MATERIAL:
+++
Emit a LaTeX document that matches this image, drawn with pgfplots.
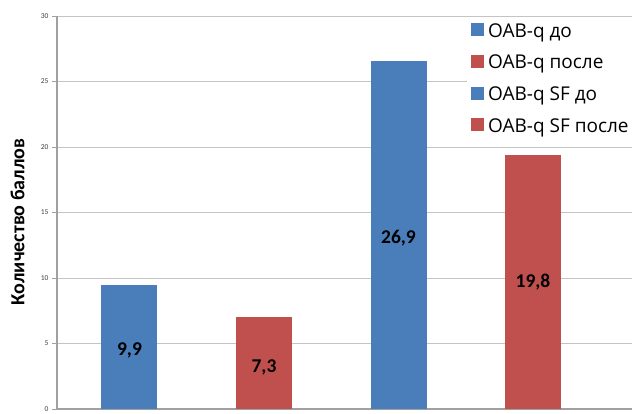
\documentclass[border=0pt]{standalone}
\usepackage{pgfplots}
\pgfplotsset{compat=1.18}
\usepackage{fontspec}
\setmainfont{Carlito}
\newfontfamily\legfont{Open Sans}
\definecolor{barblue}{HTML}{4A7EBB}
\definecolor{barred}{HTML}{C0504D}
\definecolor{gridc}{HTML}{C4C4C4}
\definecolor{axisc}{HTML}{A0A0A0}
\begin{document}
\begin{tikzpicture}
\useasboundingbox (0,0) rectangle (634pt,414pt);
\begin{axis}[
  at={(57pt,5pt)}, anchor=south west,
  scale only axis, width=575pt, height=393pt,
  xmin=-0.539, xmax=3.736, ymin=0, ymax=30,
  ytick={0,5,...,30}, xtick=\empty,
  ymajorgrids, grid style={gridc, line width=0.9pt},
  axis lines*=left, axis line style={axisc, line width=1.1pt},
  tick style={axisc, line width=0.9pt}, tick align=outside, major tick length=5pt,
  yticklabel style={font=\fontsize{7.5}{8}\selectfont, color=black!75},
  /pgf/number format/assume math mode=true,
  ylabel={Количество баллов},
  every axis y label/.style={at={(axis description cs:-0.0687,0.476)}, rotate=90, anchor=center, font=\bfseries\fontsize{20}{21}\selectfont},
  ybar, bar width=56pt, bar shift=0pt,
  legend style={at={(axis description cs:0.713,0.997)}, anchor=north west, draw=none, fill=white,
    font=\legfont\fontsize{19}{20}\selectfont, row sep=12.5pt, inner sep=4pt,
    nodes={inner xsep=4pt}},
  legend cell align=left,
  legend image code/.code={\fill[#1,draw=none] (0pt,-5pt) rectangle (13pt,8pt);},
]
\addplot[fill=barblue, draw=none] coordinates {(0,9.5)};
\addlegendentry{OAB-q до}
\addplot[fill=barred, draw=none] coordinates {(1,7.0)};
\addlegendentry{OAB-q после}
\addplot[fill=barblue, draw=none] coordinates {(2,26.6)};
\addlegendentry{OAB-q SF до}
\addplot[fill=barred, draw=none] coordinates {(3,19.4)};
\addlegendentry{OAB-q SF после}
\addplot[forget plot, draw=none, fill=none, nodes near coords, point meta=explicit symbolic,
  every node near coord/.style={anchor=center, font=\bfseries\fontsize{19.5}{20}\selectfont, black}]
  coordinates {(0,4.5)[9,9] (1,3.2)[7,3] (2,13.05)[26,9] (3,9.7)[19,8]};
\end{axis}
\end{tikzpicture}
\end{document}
+++
BRIEF: Print out the whole of the material word for word, without pictures.

CORRECT ANSWER:
Emit a LaTeX document that matches this image, drawn with pgfplots.
\documentclass[border=0pt]{standalone}
\usepackage{pgfplots}
\pgfplotsset{compat=1.18}
\usepackage{fontspec}
\setmainfont{Carlito}
\newfontfamily\legfont{Open Sans}
\definecolor{barblue}{HTML}{4A7EBB}
\definecolor{barred}{HTML}{C0504D}
\definecolor{gridc}{HTML}{C4C4C4}
\definecolor{axisc}{HTML}{A0A0A0}
\begin{document}
\begin{tikzpicture}
\useasboundingbox (0,0) rectangle (634pt,414pt);
\begin{axis}[
  at={(57pt,5pt)}, anchor=south west,
  scale only axis, width=575pt, height=393pt,
  xmin=-0.539, xmax=3.736, ymin=0, ymax=30,
  ytick={0,5,...,30}, xtick=\empty,
  ymajorgrids, grid style={gridc, line width=0.9pt},
  axis lines*=left, axis line style={axisc, line width=1.1pt},
  tick style={axisc, line width=0.9pt}, tick align=outside, major tick length=5pt,
  yticklabel style={font=\fontsize{7.5}{8}\selectfont, color=black!75},
  /pgf/number format/assume math mode=true,
  ylabel={Количество баллов},
  every axis y label/.style={at={(axis description cs:-0.0687,0.476)}, rotate=90, anchor=center, font=\bfseries\fontsize{20}{21}\selectfont},
  ybar, bar width=56pt, bar shift=0pt,
  legend style={at={(axis description cs:0.713,0.997)}, anchor=north west, draw=none, fill=white,
    font=\legfont\fontsize{19}{20}\selectfont, row sep=12.5pt, inner sep=4pt,
    nodes={inner xsep=4pt}},
  legend cell align=left,
  legend image code/.code={\fill[#1,draw=none] (0pt,-5pt) rectangle (13pt,8pt);},
]
\addplot[fill=barblue, draw=none] coordinates {(0,9.5)};
\addlegendentry{OAB-q до}
\addplot[fill=barred, draw=none] coordinates {(1,7.0)};
\addlegendentry{OAB-q после}
\addplot[fill=barblue, draw=none] coordinates {(2,26.6)};
\addlegendentry{OAB-q SF до}
\addplot[fill=barred, draw=none] coordinates {(3,19.4)};
\addlegendentry{OAB-q SF после}
\addplot[forget plot, draw=none, fill=none, nodes near coords, point meta=explicit symbolic,
  every node near coord/.style={anchor=center, font=\bfseries\fontsize{19.5}{20}\selectfont, black}]
  coordinates {(0,4.5)[9,9] (1,3.2)[7,3] (2,13.05)[26,9] (3,9.7)[19,8]};
\end{axis}
\end{tikzpicture}
\end{document}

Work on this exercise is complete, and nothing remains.